Germany's Choice: Will It Be America or Russia?
Part 3: Germans Divided over Russia
In recent years, it's been easy to believe in a good Russia. There was no reason to be fearful: Germany was grateful for unification, economic ties expanded, and it seemed as though Moscow was being incorporated into Western structures through the G-8 and the NATO-Russia Council. And despite various difficulties, Russia appeared on the path to a democratic future. Many believed that divisions within Europe had been overcome.
But the Ukraine crisis has called everything into question. "Currently, Russia is not a partner," German Defense Minister Ursula von der Leyen recently told SPIEGEL. Now Berlin finds itself having to build bridges to a Russia that is increasingly the source of anti-Western and nationalist rhetoric, is intolerant of national, religious and sexual minorities and is motivated by the desire to regain its former significance.

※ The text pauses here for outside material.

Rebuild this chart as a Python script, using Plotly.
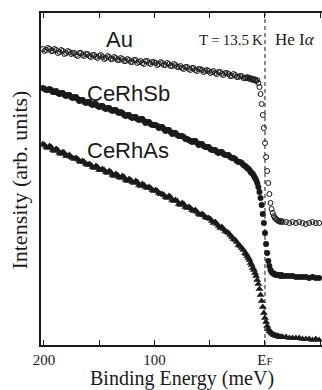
import plotly.graph_objects as go

# ---------------- data ----------------
# binding energy (meV); positive = below E_F
energy = [201, 198, 195, 192, 189, 186, 183, 180, 177, 174, 171, 168, 165, 162, 159, 156,
          153, 150, 147, 144, 141, 138, 135, 132, 129, 126, 123, 120, 117, 114, 111, 108,
          105, 102, 99, 96, 93, 90, 87, 84, 81, 78, 75, 72, 69, 66, 63, 60, 57, 54, 51, 48,
          45, 42, 39, 36, 33, 30, 27, 24, 21, 18,
          16, 15, 14, 13, 12, 11, 10, 9, 8, 7, 6, 5, 4, 3, 2, 1, 0, -1, -2, -3, -4, -5, -6,
          -7, -8, -9, -10, -11, -12, -13, -14, -15, -16,
          -19, -22, -25, -28, -31, -34, -37, -40, -43, -46, -49]

au = [296, 295, 296, 294, 295, 293, 294, 292, 293, 292, 290, 292, 290, 291, 289, 290,
      288, 289, 288, 287, 288, 286, 287, 285, 286, 284, 285, 283, 285, 283, 282, 284,
      282, 283, 282, 281, 282, 280, 281, 279, 280, 278, 277, 278, 276, 277, 275, 276, 275, 274, 274, 273,
      272, 273, 271, 272, 271, 269, 270, 268, 269, 267,
      268, 267, 266, 267, 266, 265, 266, 265, 264, 265, 262, 258, 251, 241, 230, 217, 202, 188, 174, 162, 151, 142, 136,
      132, 129, 127, 126, 125, 124, 124, 123, 124, 123,
      123, 122, 123, 122, 123, 122, 121, 122, 123, 122, 122]

cerhsb = [257, 255, 256, 253, 254, 251, 252, 249, 250, 247, 248, 244, 245, 242, 243, 240,
          241, 238, 239, 236, 237, 234, 235, 232, 232, 229, 230, 227, 228, 225, 226, 222,
          223, 220, 220, 217, 218, 214, 215, 211, 212, 209, 209, 206, 205, 203, 204, 200, 201, 198, 198, 195,
          195, 192, 193, 190, 190, 187, 186, 183, 182, 179,
          177, 176, 175, 173, 172, 171, 169, 167, 165, 162, 158, 153, 147, 140, 131, 122, 112, 101, 92, 84, 79, 75, 73,
          72, 71, 71, 70, 70, 70, 70, 69, 70, 69,
          69, 69, 69, 68, 68, 68, 68, 67, 68, 67, 67]

cerhas = [201, 198, 199, 195, 196, 192, 193, 189, 190, 187, 187, 184, 184, 181, 181, 178,
          179, 175, 176, 173, 174, 170, 171, 168, 169, 165, 166, 163, 164, 160, 161, 158,
          158, 155, 155, 152, 151, 148, 149, 145, 145, 141, 142, 138, 138, 135, 135, 131, 131, 128, 127, 124,
          123, 119, 118, 114, 112, 108, 105, 100, 97, 92,
          89, 87, 85, 82, 80, 77, 75, 72, 69, 65, 61, 56, 50, 44, 38, 32, 27, 23, 19, 16, 14, 13, 12,
          11, 10, 10, 9, 9, 9, 8, 8, 8, 8,
          8, 7, 7, 7, 7, 6, 6, 6, 5, 6, 5]

# additional readings between the points above (dense part of the spectra)
energy_mid = [199.5, 196.5, 193.5, 190.5, 187.5, 184.5, 181.5, 178.5, 175.5, 172.5, 169.5,
              166.5, 163.5, 160.5, 157.5, 154.5, 151.5, 148.5, 145.5, 142.5, 139.5, 136.5,
              133.5, 130.5, 127.5, 124.5, 121.5, 118.5, 115.5, 112.5, 109.5, 106.5, 103.5,
              100.5, 97.5, 94.5, 91.5, 88.5, 85.5, 82.5, 79.5, 76.5, 73.5, 70.5, 67.5, 64.5,
              61.5, 58.5, 55.5, 52.5, 49.5, 46.5, 43.5, 40.5, 37.5, 34.5, 31.5, 28.5, 25.5,
              22.5, 19.5, 17]

au_mid = [294, 297, 294, 296, 292, 295, 291, 294, 291, 292, 289, 292, 289, 291, 288, 290,
          287, 290, 286, 289, 286, 288, 285, 287, 284, 286, 283, 285, 282, 284, 281, 284,
          281, 283, 280, 283, 280, 282, 279, 281, 278, 279, 276, 278, 275, 277, 274, 276,
          273, 275, 272, 274, 271, 273, 270, 272, 269, 271, 268, 269, 267, 267]

cerhsb_mid = [256, 255, 255, 253, 252, 252, 250, 250, 248, 248, 246, 245, 243, 243, 241, 241,
              239, 239, 237, 237, 235, 235, 233, 233, 230, 230, 228, 228, 226, 226, 224, 223,
              221, 220, 219, 218, 216, 215, 213, 212, 210, 209, 208, 206, 204, 204, 202, 201,
              199, 198, 196, 195, 193, 193, 191, 190, 188, 187, 184, 183, 180, 178]

cerhas_mid = [200, 197, 198, 194, 195, 191, 192, 189, 188, 186, 186, 183, 183, 180, 180, 177,
              178, 175, 175, 172, 173, 169, 170, 167, 168, 164, 165, 162, 163, 159, 160, 157,
              157, 154, 154, 151, 150, 147, 148, 144, 144, 140, 141, 137, 137, 134, 133, 130,
              130, 127, 126, 122, 121, 117, 116, 113, 110, 106, 103, 99, 95, 91]

fermi_level = 0
tick_values = [200, 150, 100, 50, 0, -50]
tick_labels = ["200", "", "100", "", "E<span style='font-size:11px'>F</span>", ""]

# ---------------- figure ----------------
INK = "#1a1a1a"
SERIF = "Liberation Serif, Times New Roman, serif"
SANS = "Liberation Sans, Arial, sans-serif"

fig = go.Figure()
fig.add_trace(go.Scatter(x=energy + energy_mid, y=au + au_mid, mode="markers", name="Au",
                         marker=dict(symbol="circle-open", size=5, color=INK,
                                     line=dict(width=1, color=INK))))
fig.add_trace(go.Scatter(x=energy + energy_mid, y=cerhsb + cerhsb_mid, mode="markers",
                         name="CeRhSb", marker=dict(symbol="circle", size=6, color=INK)))
fig.add_trace(go.Scatter(x=energy + energy_mid, y=cerhas + cerhas_mid, mode="markers",
                         name="CeRhAs", marker=dict(symbol="triangle-up", size=7, color=INK)))

fig.add_shape(type="line", xref="x", yref="paper", x0=fermi_level, x1=fermi_level,
              y0=0, y1=1, line=dict(color=INK, width=1, dash="4px,3px"), layer="below")

fig.update_layout(
    width=322, height=390,
    margin=dict(l=41, r=0, t=13, b=45),
    paper_bgcolor="white", plot_bgcolor="white",
    showlegend=False,
    xaxis=dict(range=[202.7, -51.6], tickvals=tick_values, ticktext=tick_labels,
               ticks="inside", ticklen=5, tickwidth=1.2, tickcolor=INK,
               showline=True, linecolor=INK, linewidth=1.5, mirror="ticks",
               showgrid=False, zeroline=False,
               tickfont=dict(family=SERIF, size=15, color=INK)),
    yaxis=dict(range=[0, 332], showticklabels=False, ticks="",
               showline=True, linecolor=INK, linewidth=1.5, mirror=False,
               showgrid=False, zeroline=False),
    annotations=[
        dict(text="Au", x=0.281, y=0.919, xref="paper", yref="paper", showarrow=False,
             xanchor="center", yanchor="middle", font=dict(family=SANS, size=22, color=INK)),
        dict(text="CeRhSb", x=0.157, y=0.759, xref="paper", yref="paper", showarrow=False,
             xanchor="left", yanchor="middle", font=dict(family=SANS, size=22, color=INK)),
        dict(text="CeRhAs", x=0.157, y=0.587, xref="paper", yref="paper", showarrow=False,
             xanchor="left", yanchor="middle", font=dict(family=SANS, size=22, color=INK)),
        dict(text="T\u2009=\u200913.5\u2009K", x=0.555, y=0.920, xref="paper", yref="paper",
             showarrow=False, xanchor="left", yanchor="middle",
             font=dict(family=SERIF, size=15, color=INK)),
        dict(text="He I<i>α</i>", x=0.826, y=0.920, xref="paper", yref="paper", showarrow=False,
             xanchor="left", yanchor="middle", font=dict(family=SERIF, size=17, color=INK)),
        dict(text="Intensity (arb. units)", x=-0.078, y=0.4955, xref="paper", yref="paper",
             showarrow=False, textangle=-90, xanchor="center", yanchor="middle",
             font=dict(family=SERIF, size=22, color=INK)),
        dict(text="Binding Energy (meV)", x=0.502, y=0, xref="paper", yref="paper",
             yshift=-33, showarrow=False, xanchor="center", yanchor="middle",
             font=dict(family=SERIF, size=20, color=INK)),
    ],
)

fig.write_html("out.html", config={"displayModeBar": False},
               post_script="document.body.style.margin='0';")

This difficult new Russia was on display in Berlin in mid-May, when Russian official and Putin confidant Vladimir Yakunin attended a meeting of the German-Russian Forum, a lobbying organization similar to the Atlantic Bridge.
The event was titled "Europe: Lost in Translation?" Yakunin, a tall, bulky man with a large, bulky head, portrayed himself as a representative of the new Russian nationalism. "I am Russian," his speech began, "and I'm proud of it." But the kind of Western values he wants Russia and Europe to share aren't the kind that most people in enlightened Christian societies would like to see: anti-Americanism, homophobia and narrow-mindedness.
"The Americans don't even know where Crimea is," he scoffed, calling upon the Europeans to join Russian in a common fight against "totalitarian liberalism." "The essence of democracy," said Yakunin, in a reference to the Eurovision Song Contest and its 2014 winner, Austrian singer and drag persona Conchita Wurst, "is not bearded women, but the rule of the people."
Can Russia be democratic? This question always remains in the background when Germany considers its relationship with Moscow. Hardly any statement in recent years has attracted more attention and notoriety than former Chancellor Schröder's characterization of Putin as a "flawless democrat," seemingly denying his authoritarian tendencies. Pro-Russian Germans are also often seen as having authoritarian tendencies. In a SPIEGEL essay, historian Heinrich August Winkler even accused them of being intellectually akin to the Nazis and their propaganda chief, Joseph Goebbels.
This is flat-out wrong. Germany can be the country that understands Russia better than others without jeopardizing its establishment in the West. It is not a question of having to maintain equidistance to both the West and Russia, and certainly not one of democracy versus autocracy. Embracing a policy that arises from Germany's central geographic location is not the same as embracing a central ideological position.
Sociologist and philosopher Jürgen Habermas recently warned that Germany is slipping back into a "highly dangerous, semi-hegemonic position." But his concerns aren't justified. Germany no longer has to be afraid of itself. According to international polls, many now view Germany as world's most popular country. The calls for Germany to assume more responsibility are nearly unanimous abroad. During the euro crisis, Germany assumed a greater burden in fiscal and economic policy, and, like any leading power, was attacked for doing so. This simply comes with the territory.
Extracting itself from the Western alliance is not an option for Germany. NATO membership has brought Germany more than half a century of security and peace, and three-quarters of Germans are convinced that it is still necessary now that Cold War is over. The overwhelming majority of Germans do not question their country's ties to the West.
A Special Role for Germany
Still, Germany can make itself more independent of the United States. Schröder's refusal to become involved in the Iraq war was the right decision -- it was a signal that Germany, while remaining true to its alliances, is not willing to participate in a deluded policy based on lies that, as is evident today, has plunged an entire region into chaos. Obama has abandoned Bush's war policy, but not his intelligence-gathering methods.
Of course, this comes with a price. It will mean that relations with Washington will become very frosty for a while. But Germany can only credibly criticize Putin's policies if it points to the flaws in the Western alliance. At the moment, German sympathy for Putin is partly derived from the sense that the United States isn't much better, and that it is prepared to violate international law if it happens to further its political ends.
Germany has spread its wings in the last 20 years. It can no longer hide behind others. Instead, Germany can lead Europe to an independent political role. It must offer an outlook to Russia in its yearning to become part of the West. But it must also set clear boundaries if Moscow reintroduces violence as a political tool and threatens allies. For America, a Germany that assumes this role may not be a convenient partner, but in the end, may be a source of relief.